シナゴーグでキリストの伝道を行ったというのも簡単に記されていますが普通では考えられません。当時のユダヤ人の目が厳しいことをパウロほど知りつくしていた筈ですから、心臓が強すぎですね。ただ、ここはギリシャ系ユダヤ人などがいるところですから、彼らに合せた形でうまく伝道したのかもしれません。エルサレムにいたバルナバやヨハネにはない発想だったのではないかなと思います。それだけに故郷でパウロに振り回されるバルナバやヨハネは冷や汗ものだったのではと想像してしまいます。総督に会うにしても一歩間違えて機嫌でも損なえばそこで旅が早くも終わっていたかもしれません。土地に明るいバルナバたちの出番はほとんど無く、パウロ主導の無茶なやり方にヨハネは我慢ならなかったのではないでしょうか。
■フィリピ3:10~11
わたしは、キリストとその復活の力とを知り、その苦しみにあずかって、その死の姿にあやかりながら、何とかして死者の中からの復活に達したいのです。

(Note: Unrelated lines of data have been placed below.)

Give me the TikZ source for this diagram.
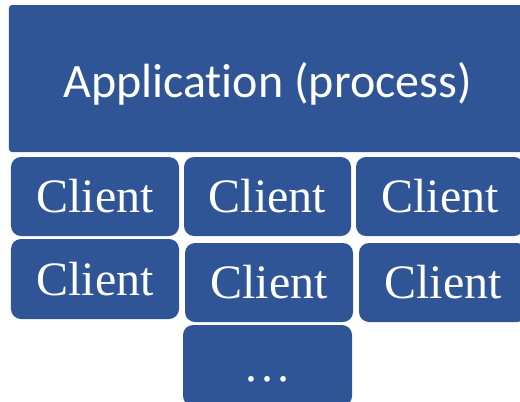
\documentclass[tikz,border=0pt]{standalone}
\usepackage{fontspec}
\setmainfont{Liberation Serif}
\newfontfamily\appfont[Ligatures=NoCommon]{Carlito}
\definecolor{tileblue}{RGB}{47,85,151}
\begin{document}
\begin{tikzpicture}[x=1bp,y=-1bp,
  tile/.style={fill=tileblue, text=white, inner sep=0pt, rounded corners=10bp,
    text height=32bp, text depth=0bp,
    font=\fontsize{48bp}{50bp}\selectfont},
  apptile/.style={tile, rounded corners=3bp, text height=37bp,
    font=\appfont\fontsize{48bp}{50bp}\selectfont}]
  \useasboundingbox (0,0) rectangle (520,401);
  % application block across the top
  \node[apptile, minimum width=517bp, minimum height=147bp] (app) at (267.5,78.5) {Application (process)};
  % first row of clients
  \node[tile, minimum width=168bp, minimum height=79bp] (c11) at (95,196.5) {Client};
  \node[tile, minimum width=167bp, minimum height=79bp] (c12) at (267.5,196.5) {Client};
  \node[tile, minimum width=168bp, minimum height=79bp] (c13) at (440,196.5) {Client};
  % second row of clients
  \node[tile, minimum width=168bp, minimum height=80bp] (c21) at (95,279) {Client};
  \node[tile, minimum width=168bp, minimum height=79bp] (c22) at (269,282.5) {Client};
  \node[tile, minimum width=168bp, minimum height=79bp] (c23) at (443,282.5) {Client};
  % continuation tile
  \node[tile, minimum width=169bp, minimum height=81bp] (more) at (267.5,365.5) {\dots};
\end{tikzpicture}
\end{document}
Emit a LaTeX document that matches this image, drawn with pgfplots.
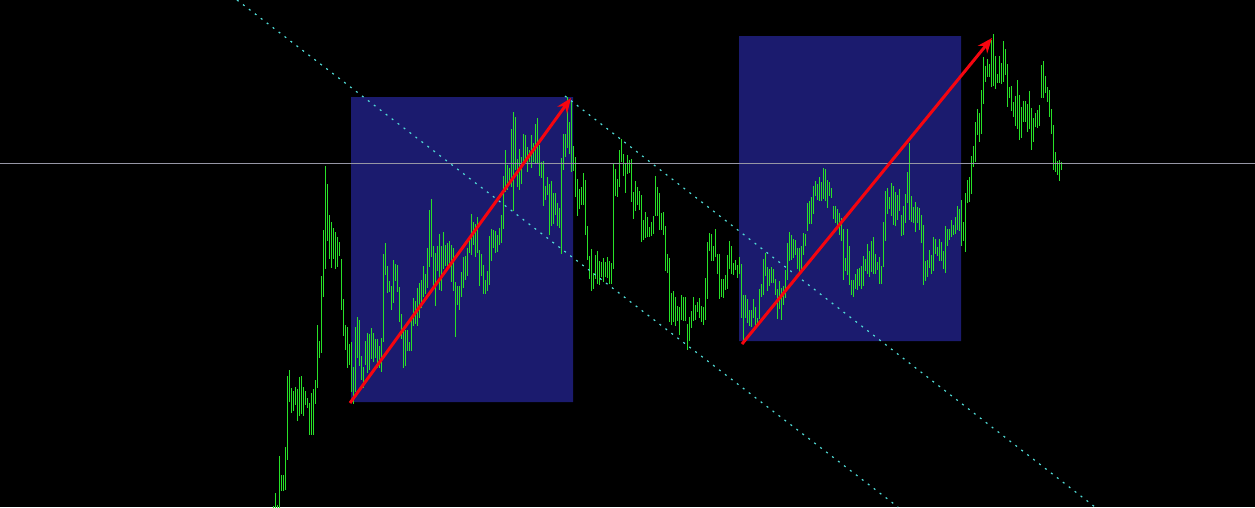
\documentclass[border=0pt]{standalone}
\usepackage{pgfplots}
\usepackage{pgfplotstable}
\pgfplotsset{compat=1.18}
\usetikzlibrary{arrows.meta}
\definecolor{barc}{RGB}{40,225,40}
\definecolor{boxc}{RGB}{27,27,110}
\definecolor{dotc}{RGB}{80,220,215}
\definecolor{hlc}{RGB}{150,150,165}
\definecolor{arrc}{RGB}{245,5,15}
\pgfplotstableread{
top bot
506 507
493 507
505 507
456 507
475 490
475 490
447 489
376 459
370 401
388 412
391 410
387 404
389 420
377 415
376 413
387 415
391 404
398 407
403 434
393 434
389 434
380 403
325 387
341 357
276 352
230 296
166 268
184 240
215 258
222 267
228 258
232 268
237 266
242 255
259 309
299 335
325 349
327 367
344 364
342 391
367 403
327 391
317 357
320 365
356 379
367 387
341 364
333 372
334 369
328 358
333 361
339 357
339 367
346 367
338 371
254 341
243 274
266 292
281 291
286 309
260 302
264 280
265 291
287 321
314 338
330 367
330 365
330 350
342 350
316 350
298 325
301 323
288 325
283 317
280 307
266 296
274 293
248 287
210 266
199 256
246 285
253 305
246 270
234 289
246 290
232 268
245 265
243 267
241 263
245 281
248 290
282 336
286 304
286 309
272 296
257 287
256 279
248 275
238 252
214 254
222 244
224 256
217 252
250 285
254 275
265 293
280 293
271 290
236 284
229 260
230 247
231 252
235 251
228 244
215 242
176 228
150 191
165 189
168 183
129 186
112 210
117 169
159 186
149 189
157 183
134 165
135 162
147 171
150 161
135 167
143 161
124 162
118 162
145 175
162 177
161 205
186 199
177 194
184 234
181 225
193 223
193 214
203 225
208 227
158 253
134 169
134 156
97 147
122 153
102 171
146 170
157 196
179 215
189 208
187 204
173 204
180 234
226 259
256 278
249 290
273 288
255 278
251 283
261 284
262 276
258 281
262 276
257 277
261 283
263 283
164 268
169 195
179 196
150 186
139 161
154 175
164 192
155 173
160 172
159 201
192 218
181 210
187 204
191 209
195 241
220 239
212 237
217 236
227 236
222 235
216 233
176 215
187 215
193 229
213 229
212 234
226 270
254 272
258 321
293 324
291 321
297 325
306 320
307 334
295 319
297 320
297 320
324 349
317 340
311 327
297 320
305 319
302 311
298 317
306 321
307 324
278 319
242 298
233 250
234 260
246 260
229 256
254 273
254 298
279 296
279 297
275 289
255 288
241 268
246 273
263 274
260 269
265 277
257 273
264 317
295 342
295 317
299 322
310 325
310 326
299 317
307 326
318 324
289 318
284 296
259 294
253 275
267 290
269 285
267 282
269 282
279 294
289 318
281 308
288 319
286 304
270 297
243 279
232 260
235 259
239 257
240 254
248 268
248 273
246 268
233 254
234 245
203 230
201 223
197 223
186 213
181 195
184 199
177 200
182 200
168 198
169 200
180 207
182 195
188 197
206 218
206 222
209 226
213 234
218 240
229 279
258 270
229 274
246 284
280 294
280 296
274 288
269 289
268 285
266 288
256 285
259 270
244 273
251 276
241 271
237 273
254 273
262 269
257 283
266 283
222 266
191 240
188 213
197 208
183 215
186 224
192 225
195 219
189 210
215 235
206 234
194 222
172 202
143 219
196 221
207 222
202 231
207 222
208 229
215 242
225 284
261 280
260 276
250 267
255 273
237 270
239 253
247 255
239 260
242 260
251 268
226 272
229 245
229 239
220 236
225 234
217 233
206 229
209 230
200 245
222 240
193 251
180 202
177 201
156 193
146 166
122 161
109 134
113 141
90 133
57 103
66 81
59 76
64 76
40 86
34 85
56 88
74 82
56 82
63 83
41 81
49 74
64 106
87 97
86 110
102 116
96 125
80 128
95 139
107 137
101 121
101 121
104 131
91 128
108 149
118 141
113 126
110 127
105 125
65 97
61 97
76 92
87 101
90 116
109 133
125 169
152 171
161 174
160 180
162 169
}\bars
\begin{document}
\begin{tikzpicture}
\begin{axis}[
  width=1255pt, height=507pt, scale only axis,
  xmin=0, xmax=1255, ymin=0, ymax=507, y dir=reverse,
  axis lines=none, clip=true,
  axis background/.style={fill=black},
]
% blue boxes
\addplot[fill=boxc, draw=none] coordinates {(351,97) (573,97) (573,402) (351,402) (351,97)};
\addplot[fill=boxc, draw=none] coordinates {(739,36) (961,36) (961,341) (739,341) (739,36)};
% price bars
\addplot[draw=none, mark=none,
  error bars/.cd, y dir=both, y explicit, error mark=none,
  error bar style={draw=barc, line width=1pt}]
  table[x expr=273.33+2*\coordindex,
        y expr=(\thisrow{top}+\thisrow{bot})/2,
        y error expr=(\thisrow{bot}-\thisrow{top}+1)/2] {\bars};
% horizontal line
\addplot[hlc, line width=1pt] coordinates {(0,163) (1255,163)};
% channel lines
\addplot[dotc, line width=1.2pt, dash pattern=on 2pt off 5.5pt] coordinates {(237,0) (898,507)};
\addplot[dotc, line width=1.2pt, dash pattern=on 2pt off 5.5pt] coordinates {(565,96) (1095,507)};
% arrows
\addplot[arrc, line width=3pt, -{Stealth[length=15pt, width=12pt]}] coordinates {(350,403) (571,98)};
\addplot[arrc, line width=3pt, -{Stealth[length=15pt, width=12pt]}] coordinates {(742,344) (992,38)};
\end{axis}
\end{tikzpicture}
\end{document}
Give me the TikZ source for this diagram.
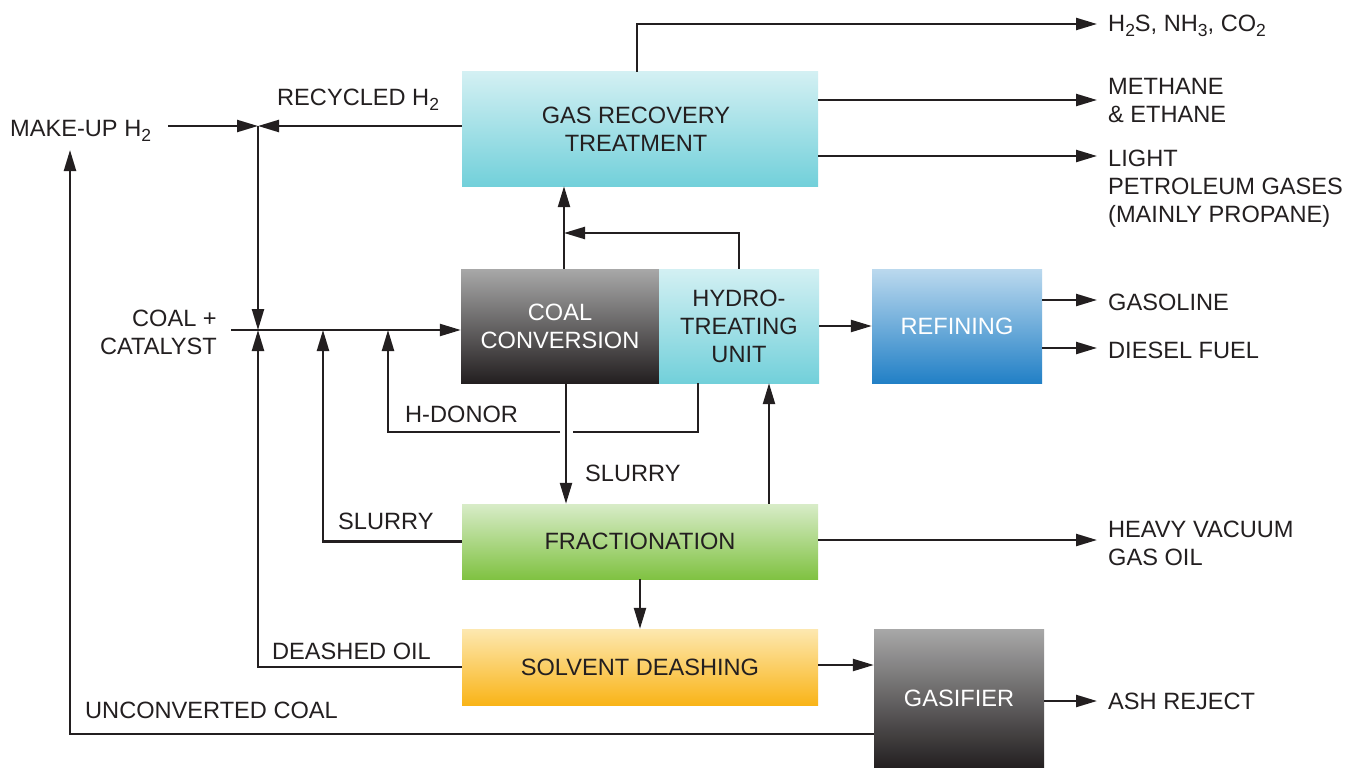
\documentclass[tikz,border=0pt]{standalone}
\usepackage{fontspec}
\setmainfont{Liberation Sans}
\usetikzlibrary{arrows.meta,calc}
\definecolor{ink}{HTML}{231F20}
\definecolor{cyanT}{HTML}{D3F0F3}
\definecolor{cyanB}{HTML}{72D0DA}
\definecolor{grayT}{HTML}{A8A8A8}
\definecolor{grayB}{HTML}{231F20}
\definecolor{blueT}{HTML}{BBD9EE}
\definecolor{blueB}{HTML}{2280C6}
\definecolor{greenT}{HTML}{D8ECC8}
\definecolor{greenB}{HTML}{80C242}
\definecolor{yellowT}{HTML}{FDE8B0}
\definecolor{yellowB}{HTML}{F9B418}
\newcommand{\subsc}[1]{\raisebox{-0.2em}{\fontsize{17.5}{18}\selectfont #1}}
\tikzset{
  box/.style={rectangle, inner sep=0pt, draw=none, align=center, text=ink},
  cyanbox/.style={box, top color=cyanT, bottom color=cyanB},
  graybox/.style={box, top color=grayT, bottom color=grayB, text=white},
  bluebox/.style={box, top color=blueT, bottom color=blueB, text=white},
  greenbox/.style={box, top color=greenT, bottom color=greenB},
  yellowbox/.style={box, top color=yellowT, bottom color=yellowB},
  lbl/.style={inner sep=0pt, anchor=west, align=left, text=ink},
  lblr/.style={inner sep=0pt, anchor=east, align=right, text=ink},
  flow/.style={draw=ink, line width=2.3pt},
  arr/.style={flow, -{Triangle[length=21pt,width=12pt]}},
}
\begin{document}
\begin{tikzpicture}[x=1pt, y=-1pt, font=\fontsize{23.6}{28}\selectfont]
\useasboundingbox[fill=white] (0,0) rectangle (1361,768);

% boxes
\node[cyanbox, minimum width=356pt, minimum height=114pt] (gas) at (640,129) {GAS RECOVERY\hspace*{8pt}\\TREATMENT\hspace*{8pt}};
\node[graybox, minimum width=198pt, minimum height=114pt] (coal) at (560,326) {COAL\\CONVERSION};
\node[cyanbox, minimum width=160pt, minimum height=114pt] (hydro) at (739,326) {HYDRO-\\TREATING\\UNIT};
\node[bluebox, minimum width=170pt, minimum height=114pt] (ref) at (957,326) {REFINING};
\node[greenbox, minimum width=356pt, minimum height=75pt] (frac) at (640,541.5) {FRACTIONATION};
\node[yellowbox, minimum width=356pt, minimum height=76pt] (deash) at (640,667) {SOLVENT DEASHING};
\node[graybox, minimum width=170pt, minimum height=139pt] (gasif) at (959,698.5) {GASIFIER};

% coordinates
\coordinate (eH2S) at (1097,24);
\coordinate (eMeth) at (1097,100);
\coordinate (eLight) at (1097,156);
\coordinate (eGasl) at (1097,300);
\coordinate (eDies) at (1097,348);
\coordinate (eHvgo) at (1097,540);
\coordinate (eAsh) at (1097,701);
\coordinate (jH) at (258,126);
\coordinate (mkStart) at (168,126);
\coordinate (jC) at (258,330);
\coordinate (jS) at (323,330);
\coordinate (jD) at (388,330);
\coordinate (cfeed) at (231,330);
\coordinate (hdC) at (698,432);
\coordinate (gapR) at (573,432);
\coordinate (gapL) at (560,432);
\coordinate (jG) at (564,233);
\coordinate (uc) at (70,734);
\coordinate (ucEnd) at (70,150);

% labels
\node[lbl] (lh2s) at (1108,26) {H\subsc{2}S, NH\subsc{3}, CO\subsc{2}};
\node[lbl] (lmeth) at (1108,100) {METHANE\\\& ETHANE};
\node[lbl] (llight) at (1108,188.5) {LIGHT\\PETROLEUM GASES\\(MAINLY PROPANE)};
\node[lbl] (lgasl) at (1108,302) {GASOLINE};
\node[lbl] (ldies) at (1108,350) {DIESEL FUEL};
\node[lbl] (lhvgo) at (1108,543) {HEAVY VACUUM\\GAS OIL};
\node[lbl] (lash) at (1108,701) {ASH REJECT};
\node[lbl] (lmk) at (10,131) {MAKE-UP H\subsc{2}};
\node[lbl] (lrec) at (277,100) {RECYCLED H\subsc{2}};
\node[lblr] (lcoal) at (217,332) {COAL +\\CATALYST};
\node[lbl] (lhd) at (405,414) {H-DONOR};
\node[lbl] (lsl1) at (585,473) {SLURRY};
\node[lbl] (lsl2) at (338,521) {SLURRY};
\node[lbl] (ldo) at (272,651) {DEASHED OIL};
\node[lbl] (luc) at (85,710) {UNCONVERTED COAL};

% connectors
\draw[arr] ([xshift=-3pt]gas.north) |- (eH2S);
\draw[arr] (gas.east |- eMeth) -- (eMeth);
\draw[arr] (gas.east |- eLight) -- (eLight);
\draw[arr] (gas.west |- jH) -- (jH);
\draw[arr] (mkStart) -- (jH);
\draw[arr] (jH) -- (jC);
\draw[arr] (cfeed) -- (coal.west |- cfeed);
\draw[arr] (deash.west) -| (jC);
\draw[arr] (frac.west) -| (jS);
\draw[flow] (hydro.south -| hdC) -- (hdC) -- (gapR);
\draw[arr] (gapL) -| (jD);
\draw[arr] (coal.south -| 566,0) -- (frac.north -| 566,0);
\draw[arr] (coal.north -| jG) -- (gas.south -| jG);
\draw[arr] (hydro.north) |- (jG);
\draw[arr] (frac.north -| 769,0) -- (hydro.south -| 769,0);
\draw[arr] (frac.east |- eHvgo) -- (eHvgo);
\draw[arr] (frac.south) -- (deash.north);
\draw[arr] (deash.east |- 0,665) -- (gasif.west |- 0,665);
\draw[arr] (gasif.east |- eAsh) -- (eAsh);
\draw[arr] (gasif.west |- uc) -- (uc) -- (ucEnd);
\draw[arr] (hydro.east) -- (ref.west);
\draw[arr] (ref.east |- eGasl) -- (eGasl);
\draw[arr] (ref.east |- eDies) -- (eDies);
\end{tikzpicture}
\end{document}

これはパウロ独特の信仰を告白した言葉です。自ら苦難を被ってキリストの力を知りたいと言っているのです。一緒に旅をする方はたまったものではないですね。
総督のセルギウス・パウルスについて調べましたが実在したという以外で情報は見つかりませんでした。しかし、有力な人物であったことは想像できます。もしかしたらローマの上流階層へキリスト教が伝わっていくのに影響したかもしれません。ローマがキリスト教を国教とするに至る糸口になったとしたら面白いです。また、後年、キリスト教が迫害された時、多くのギリシャ系のクリスチャンがトルコ中央部に逃れていきます。カッパドキアに行った際にこの話を聞いたのですが、何故、トルコ内陸のカッパドキアに逃げてきたのかちょっと不思議に思いました。恐らくキプロス島が重要な役割を果たしたのではないかと私は思います。
パウロの理解者はほとんどいなかったかもしれませんが、神の道をまっすぐ歩んでいたことは歴史が証明しています。